-- Start Records supplied --
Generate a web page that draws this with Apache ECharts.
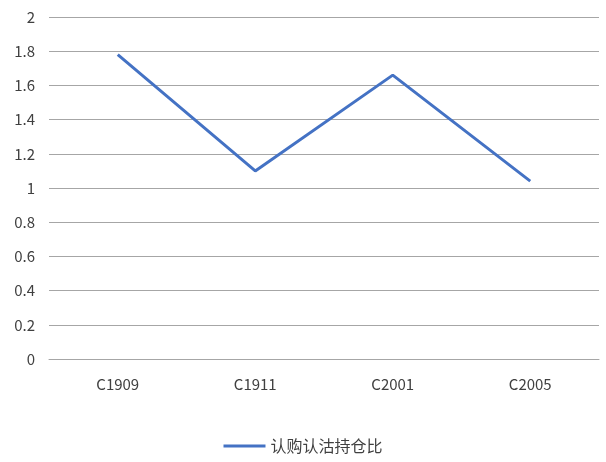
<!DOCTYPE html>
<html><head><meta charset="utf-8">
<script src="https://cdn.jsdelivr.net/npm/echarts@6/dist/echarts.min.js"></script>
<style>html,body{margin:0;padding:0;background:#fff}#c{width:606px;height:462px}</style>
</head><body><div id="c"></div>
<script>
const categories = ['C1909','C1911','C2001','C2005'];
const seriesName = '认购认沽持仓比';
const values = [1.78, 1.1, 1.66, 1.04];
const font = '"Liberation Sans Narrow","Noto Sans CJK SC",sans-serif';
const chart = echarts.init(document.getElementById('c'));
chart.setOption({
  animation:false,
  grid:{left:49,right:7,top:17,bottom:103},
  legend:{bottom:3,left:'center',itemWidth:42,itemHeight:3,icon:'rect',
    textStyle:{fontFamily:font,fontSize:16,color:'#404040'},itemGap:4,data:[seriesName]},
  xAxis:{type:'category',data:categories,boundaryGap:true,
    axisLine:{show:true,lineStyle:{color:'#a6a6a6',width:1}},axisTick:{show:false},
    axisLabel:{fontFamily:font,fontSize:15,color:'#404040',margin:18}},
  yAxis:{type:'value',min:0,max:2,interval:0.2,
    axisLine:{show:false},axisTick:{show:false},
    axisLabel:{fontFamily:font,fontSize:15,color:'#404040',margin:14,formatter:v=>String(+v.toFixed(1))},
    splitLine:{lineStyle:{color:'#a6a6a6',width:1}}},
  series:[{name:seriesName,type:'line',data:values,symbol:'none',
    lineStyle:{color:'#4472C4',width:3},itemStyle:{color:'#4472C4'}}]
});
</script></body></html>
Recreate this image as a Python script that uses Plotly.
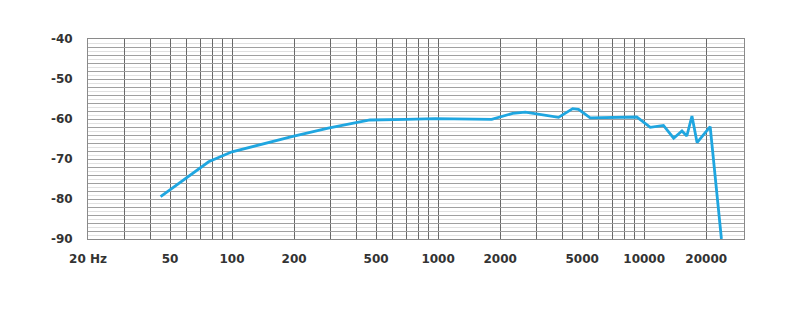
-- End Records supplied --
- Problem -
From the data above, copy each line where the string "that" appears.

- Written solution -
Generate a web page that draws this with Apache ECharts.
Recreate this image as a Python script that uses Plotly.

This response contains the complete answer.